Introducing Pressure and Burning an Illusion: Coming-of-age films

  • In the following notes, Joel describes Pressure and Burning an Illusion as 'coming-of-age' films. What do you understand by this term? What coming-of-age films are you already familiar with?
  • He also talks about 'culture'. What do you understand by the terms 'high culture', 'low culture', 'youth culture' and 'popular culture'?
  • How do these films compare to Hollywood productions about similar themes such as Boyz in the Hood (John Singleton, USA, 1991)?

Coming-of-age films

Films, like all narrative forms, often contain several layers of meaning, commenting on a wide range of issues relevant to society as a whole, while channelling them through specific, often personal themes. For example, A Clockwork Orange (Stanley Kubrick, 1971, UK) and My Beautiful Laundrette (Stephen Frears, 1985, UK) focus on the travails of charismatic young men, while also tapping into some of the broader cultural and political themes of Britain when the films were produced.

Similarly, both Pressure and Burning an Illusion can be seen as coming-of-age movies, each film concerned, primarily, with the social awakenings of young, black British men and women. Equally they focus upon the changing social, political and cultural climate of Britain in the 1970s and 80s, where these young people were growing up.

Both films ask us to consider what is meant by the term 'culture', and this is often more problematic than it initially sounds. In Key Words (1976), Raymond Williams argues that 'culture' is one of the most difficult words in the English language to define. Superficially, it is a word that we all know and use with some degree of expertise. Even if we don't like fine art or listen to classical music we would still usually define them as 'high culture', whereas the 'popular' music and films many of us consume on a daily basis are usually given less status. In British cinema, this vertical, high/low notion of culture is often associated with the issue of class, though in Pressure and Burning an Illusion class anxieties are often intertwined or replaced with racial self-awareness and the subsequent underlying tensions. (For more information about this genre of British films go to screenonline.

As with Clockwork Orange and My Beautiful Laundrette, Pressure and Burning an Illusion are concerned with and attempt to address the plight of British youth, who are a conduit (via their class, race or sexuality) for some of the larger traumas that beset Britain during the post-war period - an ex-Empire coming to terms with its relegated world status amidst rising unemployment and, at best, a wildly fluctuating economy. In this milieu the first generation of black Britons came of age, at a time when they and the nation as a whole were trying to (re-)define themselves to each other and to the world at large.

In Pressure and Burning an Illusion the shifting of these cultural boundaries manifest themselves in a variety of ways, some more obvious and consequential than others. However, it should also be noted that the way in which we view culture is not static and how we react to or interpret something now maybe very different from how it was received at the time and this should be considered when analysing any film.

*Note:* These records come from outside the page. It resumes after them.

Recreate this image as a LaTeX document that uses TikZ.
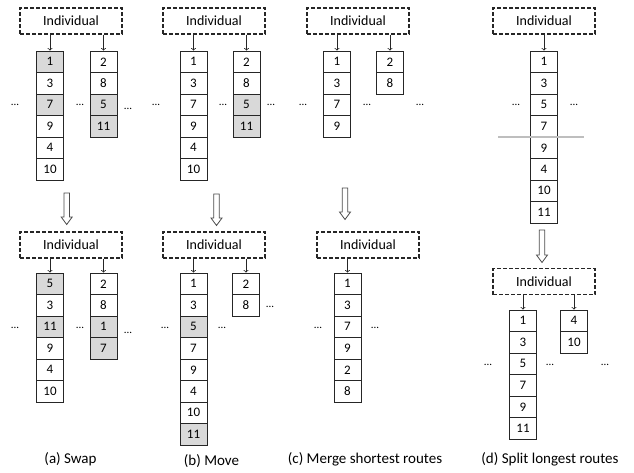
\documentclass[tikz,border=0pt]{standalone}
\usepackage{fontspec}
\setmainfont{Carlito}
\usepackage{tikz}
\definecolor{cellgray}{RGB}{217,217,217}
\definecolor{cutgray}{RGB}{190,190,190}

\begin{document}
\begin{tikzpicture}[x=1pt,y=-1pt,
    cell/.style={shape=rectangle,draw=black!85,line width=0.9pt,minimum width=27pt,minimum height=21.5pt,inner sep=0pt,font=\fontsize{13}{15}\selectfont},
    gcell/.style={cell,fill=cellgray},
    indiv/.style={shape=rectangle,draw=black!85,line width=1.1pt,dash pattern=on 4pt off 2pt,minimum width=102pt,minimum height=26pt,inner sep=0pt,font=\fontsize{14}{16}\selectfont},
    dots/.style={inner sep=0pt,font=\fontsize{11}{13}\selectfont},
    bigarrow/.style={draw=black!70,fill=white,line width=0.8pt,line join=miter},
    caption/.style={inner sep=0pt,font=\fontsize{15}{17}\selectfont}]
      \useasboundingbox (0,0) rectangle (634,472);

      % (a) swap
      \node[indiv](aT) at (71,21) {Individual};
      \node[gcell](a11) at (50,61.8) {1};
      \node[cell](a12) at (50,83.3) {3};
      \node[gcell](a13) at (50,104.8) {7};
      \node[cell](a14) at (50,126.3) {9};
      \node[cell](a15) at (50,147.8) {4};
      \node[cell](a16) at (50,169.3) {10};
      \node[cell](a21) at (103.5,61.8) {2};
      \node[cell](a22) at (103.5,83.3) {8};
      \node[gcell](a23) at (103.5,104.8) {5};
      \node[gcell](a24) at (103.5,126.3) {11};
      \node[dots](aD1) at (15,105) {...};
      \node[dots](aD2) at (80,105) {...};
      \node[dots](aD3) at (128,109) {...};
      \coordinate (aA) at (66.7,193);
      \draw[bigarrow] (aA) ++(-2.75,0) -- ++(0,24) -- ++(-2.75,0) -- ++(5.5,7.5) -- ++(5.5,-7.5) -- ++(-2.75,0) -- ++(0,-24) -- cycle;
      \node[indiv](aB) at (71,245) {Individual};
      \node[gcell](a31) at (50,283.8) {5};
      \node[cell](a32) at (50,305.3) {3};
      \node[gcell](a33) at (50,326.8) {11};
      \node[cell](a34) at (50,348.3) {9};
      \node[cell](a35) at (50,369.8) {4};
      \node[cell](a36) at (50,391.3) {10};
      \node[cell](a41) at (103.5,283.8) {2};
      \node[cell](a42) at (103.5,305.3) {8};
      \node[gcell](a43) at (103.5,326.8) {1};
      \node[gcell](a44) at (103.5,348.3) {7};
      \node[dots](aD4) at (15,328) {...};
      \node[dots](aD5) at (80,328) {...};
      \node[dots](aD6) at (128,333) {...};
      \node[caption](aC) at (70.5,459) {(a) Swap};

      % (b) move
      \node[indiv](bT) at (214,21) {Individual};
      \node[cell](b11) at (193.5,61.8) {1};
      \node[cell](b12) at (193.5,83.3) {3};
      \node[cell](b13) at (193.5,104.8) {7};
      \node[cell](b14) at (193.5,126.3) {9};
      \node[cell](b15) at (193.5,147.8) {4};
      \node[cell](b16) at (193.5,169.3) {10};
      \node[cell](b21) at (246.5,61.8) {2};
      \node[cell](b22) at (246.5,83.3) {8};
      \node[gcell](b23) at (246.5,104.8) {5};
      \node[gcell](b24) at (246.5,126.3) {11};
      \node[dots](bD1) at (156,105) {...};
      \node[dots](bD2) at (223,105) {...};
      \node[dots](bD3) at (271,105) {...};
      \coordinate (bA) at (216.5,194);
      \draw[bigarrow] (bA) ++(-2.75,0) -- ++(0,24) -- ++(-2.75,0) -- ++(5.5,7.5) -- ++(5.5,-7.5) -- ++(-2.75,0) -- ++(0,-24) -- cycle;
      \node[indiv](bB) at (214,245) {Individual};
      \node[cell](b31) at (193.5,283.8) {1};
      \node[cell](b32) at (193.5,305.3) {3};
      \node[gcell](b33) at (193.5,326.8) {5};
      \node[cell](b34) at (193.5,348.3) {7};
      \node[cell](b35) at (193.5,369.8) {9};
      \node[cell](b36) at (193.5,391.3) {4};
      \node[cell](b37) at (193.5,412.8) {10};
      \node[gcell](b38) at (193.5,434.3) {11};
      \node[cell](b41) at (246,283.8) {2};
      \node[cell](b42) at (246,305.3) {8};
      \node[dots](bD4) at (165,328) {...};
      \node[dots](bD5) at (222,328) {...};
      \node[dots](bD6) at (270,307) {...};
      \node[caption](bC) at (211.5,461) {(b) Move};

      % (c) merge
      \node[indiv](cT) at (358,21) {Individual};
      \node[cell](c11) at (337,61.8) {1};
      \node[cell](c12) at (337,83.3) {3};
      \node[cell](c13) at (337,104.8) {7};
      \node[cell](c14) at (337,126.3) {9};
      \node[cell](c21) at (390,61.8) {2};
      \node[cell](c22) at (390,83.3) {8};
      \node[dots](cD1) at (303,105) {...};
      \node[dots](cD2) at (367,105) {...};
      \node[dots](cD3) at (420,105) {...};
      \coordinate (cA) at (345,188);
      \draw[bigarrow] (cA) ++(-2.75,0) -- ++(0,24) -- ++(-2.75,0) -- ++(5.5,7.5) -- ++(5.5,-7.5) -- ++(-2.75,0) -- ++(0,-24) -- cycle;
      \node[indiv](cB) at (368,245) {Individual};
      \node[cell](c31) at (347.5,283.8) {1};
      \node[cell](c32) at (347.5,305.3) {3};
      \node[cell](c33) at (347.5,326.8) {7};
      \node[cell](c34) at (347.5,348.3) {9};
      \node[cell](c35) at (347.5,369.8) {2};
      \node[cell](c36) at (347.5,391.3) {8};
      \node[dots](cD4) at (318,328) {...};
      \node[dots](cD5) at (375,328) {...};
      \node[caption](cC) at (365,459) {(c) Merge shortest routes};

      % (d) split
      \node[indiv](dT) at (544,21) {Individual};
      \node[cell](d11) at (544,61.8) {1};
      \node[cell](d12) at (544,83.3) {3};
      \node[cell](d13) at (544,104.8) {5};
      \node[cell](d14) at (544,126.3) {7};
      \node[cell](d15) at (544,147.8) {9};
      \node[cell](d16) at (544,169.3) {4};
      \node[cell](d17) at (544,190.8) {10};
      \node[cell](d18) at (544,212.3) {11};
      \coordinate (dL) at (498,137);
      \coordinate (dR) at (584,137);
      \draw[cutgray,line width=1.3pt] (dL) -- (dR);
      \node[dots](dD1) at (516,105) {...};
      \node[dots](dD2) at (574,105) {...};
      \coordinate (dA) at (542,230);
      \draw[bigarrow] (dA) ++(-2.75,0) -- ++(0,25) -- ++(-2.75,0) -- ++(5.5,7.5) -- ++(5.5,-7.5) -- ++(-2.75,0) -- ++(0,-25) -- cycle;
      \node[indiv](dB) at (544,281.5) {Individual};
      \node[cell](d31) at (523,320.8) {1};
      \node[cell](d32) at (523,342.3) {3};
      \node[cell](d33) at (523,363.8) {5};
      \node[cell](d34) at (523,385.3) {7};
      \node[cell](d35) at (523,406.8) {9};
      \node[cell](d36) at (523,428.3) {11};
      \node[cell](d41) at (574,320.8) {4};
      \node[cell](d42) at (574,342.3) {10};
      \node[dots](dD3) at (488,365) {...};
      \node[dots](dD4) at (550,365) {...};
      \node[dots](dD5) at (605,365) {...};
      \node[caption](dC) at (550,459) {(d) Split longest routes};

      \path [->,black!85,line width=0.8pt] (aT.south -| a11) edge (a11);
      \path [->,black!85,line width=0.8pt] (aT.south -| a21) edge (a21);
      \path [->,black!85,line width=0.8pt] (aB.south -| a31) edge (a31);
      \path [->,black!85,line width=0.8pt] (aB.south -| a41) edge (a41);
      \path [->,black!85,line width=0.8pt] (bT.south -| b11) edge (b11);
      \path [->,black!85,line width=0.8pt] (bT.south -| b21) edge (b21);
      \path [->,black!85,line width=0.8pt] (bB.south -| b31) edge (b31);
      \path [->,black!85,line width=0.8pt] (bB.south -| b41) edge (b41);
      \path [->,black!85,line width=0.8pt] (cT.south -| c11) edge (c11);
      \path [->,black!85,line width=0.8pt] (cT.south -| c21) edge (c21);
      \path [->,black!85,line width=0.8pt] (cB.south -| c31) edge (c31);
      \path [->,black!85,line width=0.8pt] (dT.south -| d11) edge (d11);
      \path [->,black!85,line width=0.8pt] (dB.south -| d31) edge (d31);
      \path [->,black!85,line width=0.8pt] (dB.south -| d41) edge (d41);
    \end{tikzpicture}
\end{document}
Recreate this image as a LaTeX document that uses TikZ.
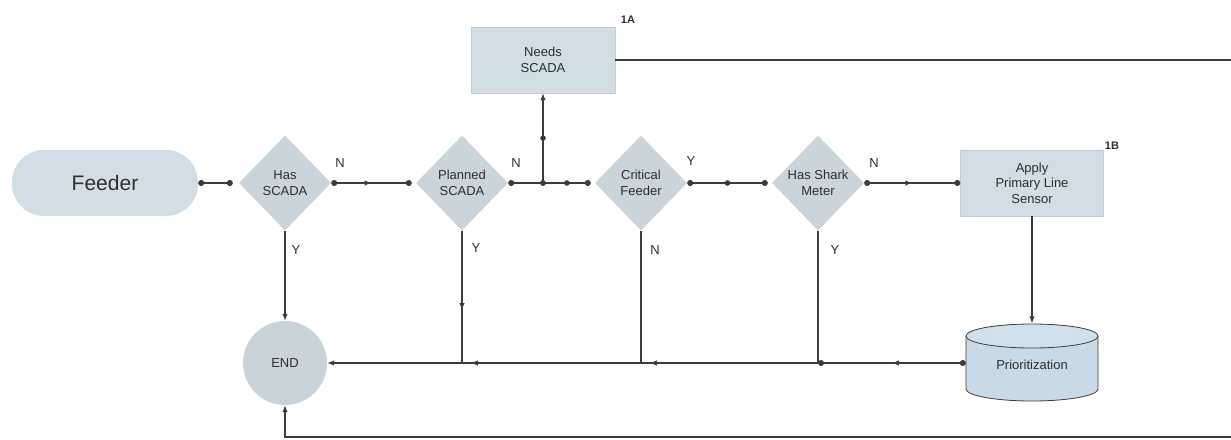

In both films, overtly political issues such as police harassment, blatant racism, poor housing and discrimination in the workforce are juxtaposed with the more subtle aspects of popular culture such as food, language, music and fashion. These have all ultimately made major contributions in the formation of a black popular cultural renaissance, now beginning to receive full critical attention for its impact on the mainstream.

Like all cultural artefacts, both Pressure and Burning an Illusion speak volumes about the times in which they were produced. To contemporary audiences, they may seem dated particularly as they were made to a tight budget, but they nevertheless hold a certain resonance for anyone who grew up in the 1970s. Much has changed in the three decades after the first black British feature film went into production, and while we can look back with a certain degree of satisfaction it would be wise to remember that much has also stayed the same.